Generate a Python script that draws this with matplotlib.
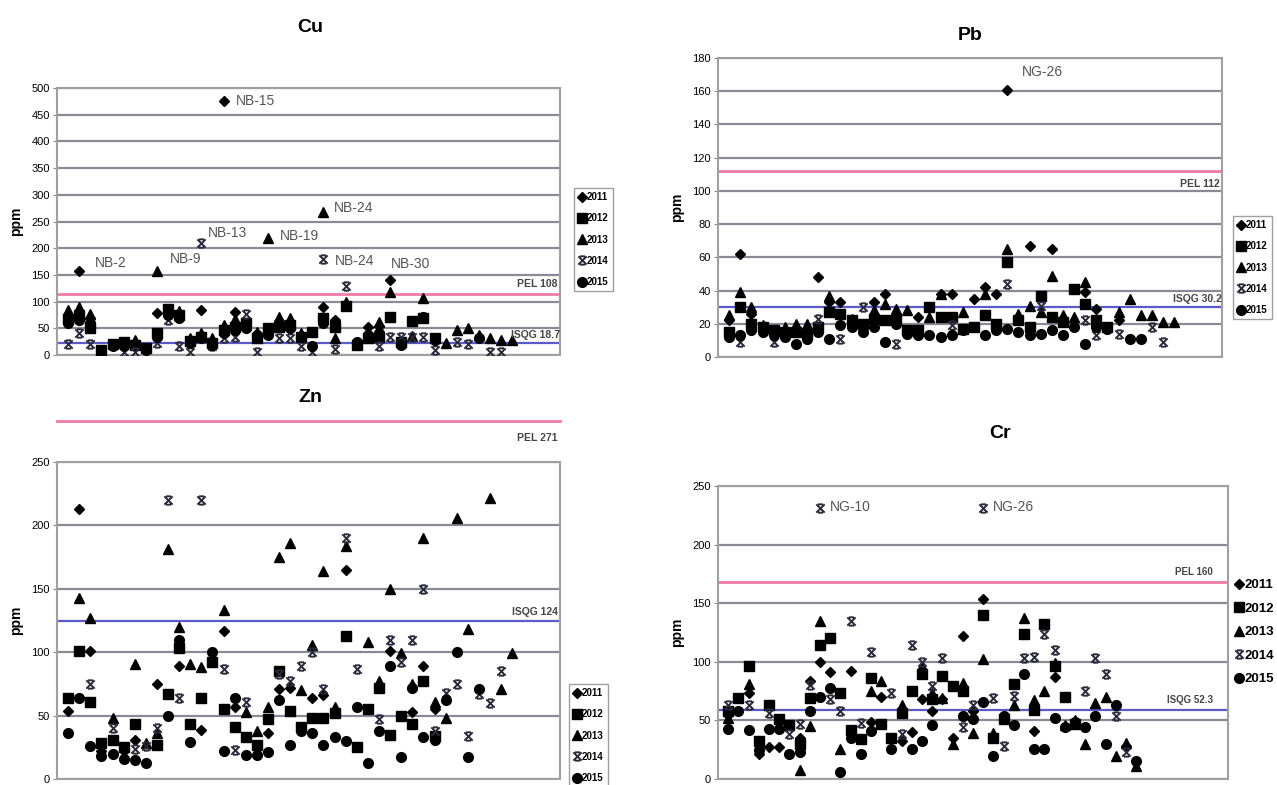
import matplotlib
matplotlib.use("Agg")
import matplotlib.pyplot as plt
import numpy as np
from matplotlib.path import Path

plt.rcParams['font.family'] = ['Liberation Sans', 'DejaVu Sans']

n = np.nan
years = ['2011', '2012', '2013', '2014', '2015']
stations = np.arange(1, 42)

# Cu (ppm)
cu_2011 = [75, 158, 70, n, n, n, n, n, 78, n, n, n, 84, n, 475, 81, n, n, n, 63, n, n, n, 89, 65,
           n, n, 53, 55, 141, n, n, n, n, n, n, n, n, n, n, n]
cu_2012 = [68, 75, 50, 10, 21, 25, 19, 13, 41, 87, 75, 27, 34, 22, 47, 53, 59, 31, 50, 53, 56, 34, 44, 69, 53,
           91, 19, 31, 34, 72, 25, 64, 69, 31, n, n, n, n, n, n, n]
cu_2013 = [85, 89, 76, n, n, n, 28, n, 158, 83, 83, 31, 41, 31, 56, 67, 56, 44, 220, 72, 69, 41, n, 268, 31,
           100, 25, n, 62, 118, n, 36, 106, n, 22, 47, 50, 38, 31, 28, 28]
cu_2014 = [20, 41, 21, n, n, 6, 6, n, 23, 66, 17, 6, 210, 17, 31, 34, 77, 6, n, 31, 31, 17, 6, 180, 12,
           129, n, n, 17, 34, 34, 34, 34, 9, n, 25, 21, n, 6, 6, n]
cu_2015 = [60, 66, 59, 8, 16, 16, n, 10, 34, 75, 69, 22, 31, 19, 41, 47, 50, 38, 38, n, 50, 34, 16, 60, 62,
           n, 25, 38, 41, n, 19, n, 72, 28, n, n, n, 31, n, n, n]

# Pb (ppm)
pb_2011 = [22, 62, 26, n, n, n, n, n, 48, 33, 33, n, n, 33, 38, n, n, 24, n, 38, 38, n, 35, 42, 38,
           161, n, 67, n, 65, n, n, 39, 29, n, 22, n, n, n, n, n]
pb_2012 = [15, 30, 20, 18, 16, 15, 15, 14, 18, 27, 26, 22, 20, 23, 22, 22, 16, 16, 30, 24, 24, 17, 18, 25, 20,
           57, 22, 18, 37, 24, 21, 41, 32, 22, 18, n, n, n, n, n, n]
pb_2013 = [25, 39, 30, 19, n, 18, 20, 20, n, 37, n, 23, n, 28, 32, 29, 28, n, 24, 38, n, 27, n, 38, n,
           65, 26, 31, 27, 49, 25, 24, 45, n, n, 27, 35, 25, 25, 21, 21]
pb_2014 = [n, 9, n, n, 9, n, n, n, 23, n, 11, n, 30, n, n, 8, n, n, n, n, 19, n, n, n, n,
           44, n, n, 31, n, n, n, 22, 13, n, 14, n, n, 18, 9, n]
pb_2015 = [12, 13, 16, 15, 13, 12, 8, 11, 15, 11, 19, 18, 15, 18, 9, 20, 14, 13, 13, 12, 13, 16, n, 13, 16,
           17, 15, 13, 14, 16, 13, 18, 8, 18, 17, n, 11, 11, n, n, n]

# Zn (ppm)
zn_2011 = [54, 213, 101, 22, n, 22, 31, n, 75, n, 89, n, 39, n, 117, 57, n, n, 36, 71, 72, n, 64, 66, n,
           165, n, n, n, 101, n, 53, 89, 55, n, n, n, n, n, n, n]
zn_2012 = [64, 101, 61, 28, 31, 25, 43, n, 27, 67, 103, 43, 64, 92, 55, 41, 33, 27, 47, 85, 54, 41, 48, 48, 52,
           113, 25, 55, 72, 35, 50, 43, 77, 34, n, n, n, n, n, n, n]
zn_2013 = [n, 143, 127, n, 48, n, 91, 28, 36, 181, 120, 91, 88, n, 133, n, 53, 38, 57, 175, 186, 70, 106, 164, 57,
           184, n, 108, 77, 150, 99, 75, 190, 61, 48, 206, 118, n, 222, 71, 99]
zn_2014 = [n, n, 75, n, 40, n, 24, 26, 40, 220, 64, n, 220, n, 87, 23, 61, n, n, 83, 77, 89, 100, 71, n,
           190, 87, n, 47, 110, 92, 110, 150, 38, 68, 75, 34, 67, 60, 85, n]
zn_2015 = [36, 64, 26, 18, 20, 16, 15, 13, n, 50, 110, 29, n, 100, 22, 64, 19, 19, 21, 62, 27, 38, 36, 27, 33,
           30, 57, 13, 38, 89, 17, 72, 33, 31, 62, 100, 17, 71, n, n, n]

# Cr (ppm)
cr_2011 = [55, n, 73, 21, 27, 27, n, 35, 84, 100, 91, n, 92, n, 49, 70, n, 32, 40, 68, 58, 68, 35, 122, 58,
           154, n, n, n, n, 41, n, 87, n, n, n, n, n, n, 28, n]
cr_2012 = [58, 69, 96, 32, 63, 51, 46, 30, 69, 114, 120, 73, 42, 34, 86, 47, 35, 56, 75, 90, 68, 88, 79, 75, n,
           140, 35, 51, 81, 124, 59, 132, 96, 70, 47, n, n, n, n, n, n]
cr_2013 = [52, n, 81, n, n, n, n, 8, 45, 135, n, 26, n, n, 75, 84, n, 63, n, 96, 73, 69, 30, 82, 39,
           102, 39, n, 63, 137, 67, 75, 99, 46, 50, 30, 65, 70, 20, 31, 11]
cr_2014 = [63, n, 63, n, 56, n, 38, 47, 80, 231, 68, 58, 135, 48, 108, n, 73, 38, 114, 100, 79, 103, n, 44, 63,
           231, 69, 28, 71, 103, 104, 124, 110, n, n, 75, 103, 90, 54, 23, n]
cr_2015 = [43, 58, 42, 25, 43, 43, 21, 23, 58, 70, 78, 6, 35, 21, 41, n, 26, n, 26, 32, 46, n, n, 54, 51,
           66, 20, 54, 46, 90, 26, 26, 52, 44, 49, 44, 54, 30, 63, n, 15]

# x-marker with bars (Excel style)
xbar = Path([(-1, -1), (1, 1), (-1, 1), (1, -1), (-0.6, 1), (0.6, 1), (-0.6, -1), (0.6, -1)],
            [Path.MOVETO, Path.LINETO, Path.MOVETO, Path.LINETO,
             Path.MOVETO, Path.LINETO, Path.MOVETO, Path.LINETO])

styles = [
    dict(marker='D', markersize=5.4, color='black'),
    dict(marker='s', markersize=7, color='black'),
    dict(marker='^', markersize=7.4, color='black'),
    dict(marker=xbar, markersize=6, color='#2a2a3a', markeredgewidth=1.4, fillstyle='none'),
    dict(marker='o', markersize=7, color='black'),
]

W, H = 1277, 785
fig = plt.figure(figsize=(W / 100, H / 100), dpi=100)


def box(x0, y0, x1, y1):
    return [x0 / W, 1 - y1 / H, (x1 - x0) / W, (y1 - y0) / H]


def panel(rect, series, ymax, ystep, xmax, isqg):
    ax = fig.add_axes(rect)
    for vals, st, yr in zip(series, styles, years):
        ax.plot(stations, vals, linestyle='none', label=yr, **st, zorder=3)
    ax.set_ylim(0, ymax)
    ax.set_xlim(0, xmax)
    ax.set_yticks(np.arange(0, ymax + 1, ystep))
    ax.set_xticks([])
    ax.yaxis.grid(True, color='#8a8a96', linewidth=1.6)
    ax.set_axisbelow(True)
    for sp in ax.spines.values():
        sp.set_color('#a0a0a0')
        sp.set_linewidth(1.5)
    ax.tick_params(axis='y', labelsize=8, length=3, color='#888888', pad=2)
    ax.set_ylabel('ppm', fontsize=10, fontweight='bold', labelpad=6)
    ax.axhline(isqg, color='#5a5ac8', linewidth=1.6, zorder=2)
    return ax


def line_label(ax, x, y, txt, va, size=7.5):
    ax.text(x, y, txt, transform=ax.get_yaxis_transform(), ha='right', va=va,
            fontsize=size, fontweight='bold', color='#444444')


# Cu
ax_cu = panel(box(57, 88, 560, 355), [cu_2011, cu_2012, cu_2013, cu_2014, cu_2015], 500, 50, 45.3, 22)
ax_cu.axhline(115, color='#f07aa8', linewidth=2)
line_label(ax_cu, 0.995, 123, 'PEL 108', 'bottom')
line_label(ax_cu, 1.0, 28, 'ISQG 18.7', 'bottom')
fig.text(310 / W, 1 - 28 / H, 'Cu', ha='center', va='center', fontsize=14, fontweight='bold')

cu_notes = [('NB-2', 2, 158, 16, 8), ('NB-9', 9, 158, 13, 12), ('NB-13', 13, 210, 7, 10),
            ('NB-15', 15, 475, 12, 0), ('NB-19', 19, 220, 12, 2), ('NB-24', 24, 268, 10, 4),
            ('NB-24', 24, 180, 11, -2), ('NB-30', 30, 141, 1, 16)]
for txt, st, v, dx, dy in cu_notes:
    ax_cu.annotate(txt, (st, v), xytext=(dx, dy), textcoords='offset pixels',
                   ha='left', va='center', fontsize=10, color='#555555')

# Pb
ax_pb = panel(box(718, 58, 1222, 357), [pb_2011, pb_2012, pb_2013, pb_2014, pb_2015], 180, 20, 45.3, 30)
ax_pb.axhline(112, color='#f07aa8', linewidth=2)
line_label(ax_pb, 0.995, 107, 'PEL 112', 'top')
line_label(ax_pb, 1.0, 32, 'ISQG 30.2', 'bottom')
ax_pb.annotate('NG-26', (26, 161), xytext=(15, 18), textcoords='offset pixels',
               ha='left', va='center', fontsize=10, color='#555555')
fig.text(970 / W, 1 - 35 / H, 'Pb', ha='center', va='center', fontsize=14, fontweight='bold')

# Zn
ax_zn = panel(box(57, 462, 560, 779), [zn_2011, zn_2012, zn_2013, zn_2014, zn_2015], 250, 50, 45.3, 125)
ax_zn.plot([0, 1], [1.13, 1.13], transform=ax_zn.transAxes, color='#f07aa8', linewidth=2, clip_on=False)
ax_zn.text(0.995, 1.09, 'PEL 271', transform=ax_zn.transAxes, ha='right', va='top',
           fontsize=7.5, fontweight='bold', color='#444444')
line_label(ax_zn, 0.995, 128, 'ISQG 124', 'bottom')
fig.text(310 / W, 1 - 398 / H, 'Zn', ha='center', va='center', fontsize=14, fontweight='bold')

# Cr
ax_cr = panel(box(718, 486, 1228, 779), [cr_2011, cr_2012, cr_2013, cr_2014, cr_2015], 250, 50, 50, 59)
ax_cr.axhline(168, color='#f07aa8', linewidth=2)
line_label(ax_cr, 0.97, 172, 'PEL 160', 'bottom', 7)
line_label(ax_cr, 0.97, 63, 'ISQG 52.3', 'bottom', 7)
for st in (10, 26):
    ax_cr.annotate('NG-%d' % st, (st, 231), xytext=(10, 1), textcoords='offset pixels',
                   ha='left', va='center', fontsize=10, color='#555555')
fig.text(1000 / W, 1 - 433 / H, 'Cr', ha='center', va='center', fontsize=14, fontweight='bold')

# legends
leg_kw = dict(loc='upper left', handletextpad=0.05, handlelength=0.8,
              borderpad=0.45, labelspacing=1.15, fancybox=False, edgecolor='#888888',
              prop={'weight': 'bold', 'size': 7})
ax_cu.legend(bbox_to_anchor=(569 / W, 1 - 183 / H), bbox_transform=fig.transFigure, **leg_kw)
ax_pb.legend(bbox_to_anchor=(1228 / W, 1 - 211 / H), bbox_transform=fig.transFigure, **leg_kw)
ax_zn.legend(bbox_to_anchor=(564 / W, 1 - 679 / H), bbox_transform=fig.transFigure, **leg_kw)
ax_cr.legend(bbox_to_anchor=(1226 / W, 1 - 570 / H), bbox_transform=fig.transFigure,
             loc='upper left', frameon=False, handletextpad=0.1, handlelength=0.6,
             borderpad=0.2, labelspacing=0.85, prop={'weight': 'bold', 'size': 9.5})

fig.savefig('out.png', dpi=100)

****************************************

▸ **STATED EXERCISE**: Take the material above from its first line through the line holding "stations = np.arange(1, 42)" and set it down exactly, without the pictures.

▸ **ANSWER TO THIS TASK**:
Generate a Python script that draws this with matplotlib.
import matplotlib
matplotlib.use("Agg")
import matplotlib.pyplot as plt
import numpy as np
from matplotlib.path import Path

plt.rcParams['font.family'] = ['Liberation Sans', 'DejaVu Sans']

n = np.nan
years = ['2011', '2012', '2013', '2014', '2015']
stations = np.arange(1, 42)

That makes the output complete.